**Direction**
Omit every picture, and retype the lines that run from the beginning of the data below through the line containing "from matplotlib.lines import Line2D", inclusive.

*-*-*

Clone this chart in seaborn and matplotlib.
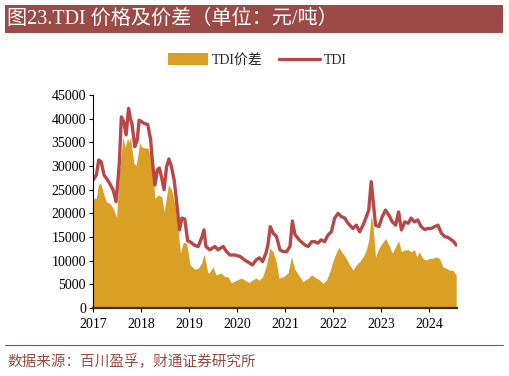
import numpy as np
import pandas as pd
import matplotlib
matplotlib.use('Agg')
import matplotlib.pyplot as plt
import seaborn as sns
from matplotlib.patches import Patch, Rectangle
from matplotlib.lines import Line2D

# ---------------------------------------------------------------
# Data (x in decimal years, yuan/ton)
# ---------------------------------------------------------------
tdi_x = [2017.00, 2017.07, 2017.12, 2017.17, 2017.23, 2017.28, 2017.35, 2017.42, 2017.48, 2017.52,
         2017.55, 2017.59, 2017.64, 2017.69, 2017.74, 2017.78, 2017.81, 2017.87, 2017.92, 2017.96,
         2018.01, 2018.07, 2018.14, 2018.20, 2018.24, 2018.29, 2018.34, 2018.38, 2018.43, 2018.48,
         2018.53, 2018.58, 2018.63, 2018.69, 2018.74, 2018.80, 2018.85, 2018.91, 2018.97, 2019.02,
         2019.12, 2019.19, 2019.26, 2019.31, 2019.35, 2019.43, 2019.54, 2019.60, 2019.71, 2019.78,
         2019.85, 2019.95, 2020.06, 2020.16, 2020.26, 2020.32, 2020.39, 2020.46, 2020.53, 2020.60,
         2020.64, 2020.69, 2020.75, 2020.82, 2020.89, 2020.96, 2021.03, 2021.10, 2021.15, 2021.20,
         2021.29, 2021.41, 2021.48, 2021.55, 2021.62, 2021.68, 2021.75, 2021.82, 2021.89, 2021.96,
         2022.03, 2022.10, 2022.17, 2022.24, 2022.30, 2022.41, 2022.48, 2022.55, 2022.62, 2022.69,
         2022.74, 2022.79, 2022.83, 2022.88, 2022.95, 2023.02, 2023.09, 2023.16, 2023.23, 2023.30,
         2023.36, 2023.42, 2023.49, 2023.56, 2023.62, 2023.69, 2023.76, 2023.83, 2023.90, 2023.97,
         2024.04, 2024.11, 2024.18, 2024.25, 2024.32, 2024.39, 2024.46, 2024.51, 2024.56]
tdi_val = [27000, 28100, 31300, 30900, 28100, 27400, 26300, 24900, 22500, 27000,
           30900, 40400, 39400, 36600, 42200, 40000, 39000, 34100, 35500, 39700,
           39400, 39000, 38800, 35500, 30600, 26000, 29200, 29600, 27500, 25000,
           29800, 31500, 30000, 27000, 22500, 16500, 19000, 18800, 14200, 14000,
           13200, 13000, 14800, 16500, 13000, 12300, 13000, 12300, 13000, 11900,
           11200, 11200, 10900, 10100, 9500, 9100, 10100, 10600, 9800, 11600,
           13300, 17200, 15800, 15100, 12300, 11900, 11900, 13000, 18400, 15600,
           14400, 13300, 13000, 14000, 14000, 13700, 14400, 14000, 15400, 16100,
           19000, 20000, 19300, 19000, 18000, 16800, 17500, 16100, 17500, 19300,
           20700, 26700, 22800, 17500, 17200, 19300, 20700, 19600, 18200, 17500,
           20300, 16500, 18200, 17900, 19000, 18200, 18600, 17200, 16600, 16800,
           16800, 17200, 17500, 15800, 15100, 14900, 14400, 14000, 13300]

spread_x = [2017.00, 2017.07, 2017.11, 2017.16, 2017.21, 2017.28, 2017.35, 2017.42, 2017.49, 2017.55,
            2017.62, 2017.67, 2017.72, 2017.75, 2017.78, 2017.85, 2017.90, 2017.97, 2018.02, 2018.10,
            2018.15, 2018.22, 2018.29, 2018.36, 2018.43, 2018.48, 2018.57, 2018.64, 2018.70, 2018.77,
            2018.82, 2018.88, 2018.95, 2019.02, 2019.12, 2019.19, 2019.26, 2019.31, 2019.35, 2019.39,
            2019.43, 2019.50, 2019.56, 2019.67, 2019.74, 2019.81, 2019.88, 2019.99, 2020.09, 2020.16,
            2020.25, 2020.32, 2020.39, 2020.46, 2020.53, 2020.60, 2020.68, 2020.75, 2020.82, 2020.87,
            2020.96, 2021.06, 2021.13, 2021.20, 2021.29, 2021.37, 2021.48, 2021.55, 2021.65, 2021.72,
            2021.79, 2021.86, 2021.93, 2022.00, 2022.07, 2022.12, 2022.17, 2022.24, 2022.33, 2022.41,
            2022.48, 2022.55, 2022.62, 2022.69, 2022.74, 2022.79, 2022.83, 2022.88, 2022.95, 2023.02,
            2023.09, 2023.16, 2023.23, 2023.30, 2023.36, 2023.42, 2023.49, 2023.56, 2023.62, 2023.69,
            2023.74, 2023.79, 2023.86, 2023.93, 2024.00, 2024.07, 2024.14, 2024.21, 2024.28, 2024.35,
            2024.42, 2024.49, 2024.56]
spread_val = [23200, 23200, 26000, 26400, 24500, 22400, 22100, 21100, 19200, 28500,
              36100, 34000, 35900, 35000, 36100, 30600, 30200, 34900, 34000, 33800,
              33800, 30900, 23200, 23900, 23500, 20300, 26000, 24900, 22100, 16500,
              11600, 13900, 13700, 9100, 8200, 8400, 9500, 11400, 9500, 7400,
              7600, 8700, 7000, 7400, 6600, 6600, 5300, 5900, 6300, 5900,
              5400, 5900, 6300, 5900, 6600, 8700, 12600, 11900, 9500, 6300,
              6600, 7400, 10800, 8200, 6800, 5600, 6300, 7000, 6300, 5900,
              5200, 5900, 7700, 10100, 11900, 12800, 11900, 11000, 9300, 8000,
              9100, 9800, 10800, 12300, 14400, 19600, 17200, 10800, 12600, 13700,
              14700, 13300, 11600, 13000, 14200, 11900, 12300, 12300, 11900, 12300,
              10800, 11900, 10500, 10100, 10500, 10500, 10800, 10500, 8700, 8400,
              8000, 8000, 7000]

year_ticks = [2017, 2018, 2019, 2020, 2021, 2022, 2023, 2024]
y_ticks = [0, 5000, 10000, 15000, 20000, 25000, 30000, 35000, 40000, 45000]

title_text = '图23.TDI 价格及价差（单位：元/吨）'
source_text = '数据来源：百川盈孚，财通证券研究所'

GOLD = '#DAA026'
RED = '#B84848'
BRAND = '#9B4A46'

sns.set_theme(style='white')
plt.rcParams['font.family'] = ['Liberation Serif', 'Noto Sans CJK SC', 'DejaVu Sans']

df_tdi = pd.DataFrame({'x': tdi_x, 'TDI': tdi_val})
df_spread = pd.DataFrame({'x': spread_x, 'spread': spread_val})

fig = plt.figure(figsize=(5.09, 3.76), dpi=100)
ax = fig.add_axes([0.1827, 0.181, 0.7155, 0.566])

# spread area
ax.fill_between(df_spread['x'], 0, df_spread['spread'], color=GOLD, linewidth=0, zorder=1)
# TDI price line
sns.lineplot(data=df_tdi, x='x', y='TDI', ax=ax, color=RED, linewidth=2.4, zorder=2)

ax.set_xlim(2017.0, 2024.58)
ax.set_ylim(0, 45000)
ax.set_xticks(year_ticks)
ax.set_xticklabels([str(y) for y in year_ticks])
ax.set_yticks(y_ticks)
ax.set_yticklabels([str(v) for v in y_ticks])
ax.set_xlabel('')
ax.set_ylabel('')
ax.tick_params(axis='both', labelsize=10, colors='black', length=3, width=0.8, direction='out',
               bottom=True, left=True, pad=2)
ax.tick_params(axis='x', pad=4)
for side in ['top', 'right']:
    ax.spines[side].set_visible(False)
ax.spines['left'].set_color('black')
ax.spines['left'].set_linewidth(0.8)
ax.spines['bottom'].set_color('#3a2a10')
ax.spines['bottom'].set_linewidth(1.6)
ax.grid(False)

# legend
handles = [Patch(facecolor=GOLD, edgecolor='none'),
           Line2D([0], [0], color=RED, linewidth=2.4)]
fig.legend(handles, ['TDI价差', 'TDI'], loc='center', bbox_to_anchor=(0.505, 0.84),
           ncol=2, frameon=False, fontsize=10, handlelength=2.9, handleheight=0.9,
           columnspacing=1.2, handletextpad=0.3)

# title bar
fig.patches.append(Rectangle((5 / 509, 1 - 33 / 376), 498 / 509, 28 / 376,
                             transform=fig.transFigure, facecolor=BRAND, edgecolor='none'))
fig.text(7 / 509, 1 - 19 / 376, title_text, color='white', fontsize=14.5, va='center', ha='left')

# footer
fig.add_artist(Line2D([5 / 509, 503 / 509], [1 - 345 / 376, 1 - 345 / 376],
                      transform=fig.transFigure, color=BRAND, linewidth=0.8))
fig.text(7 / 509, 1 - 362 / 376, source_text, color=BRAND, fontsize=10.5, va='center', ha='left')

fig.savefig('out.png', dpi=100)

*-*-*

**Complete answer**
Clone this chart in seaborn and matplotlib.
import numpy as np
import pandas as pd
import matplotlib
matplotlib.use('Agg')
import matplotlib.pyplot as plt
import seaborn as sns
from matplotlib.patches import Patch, Rectangle
from matplotlib.lines import Line2D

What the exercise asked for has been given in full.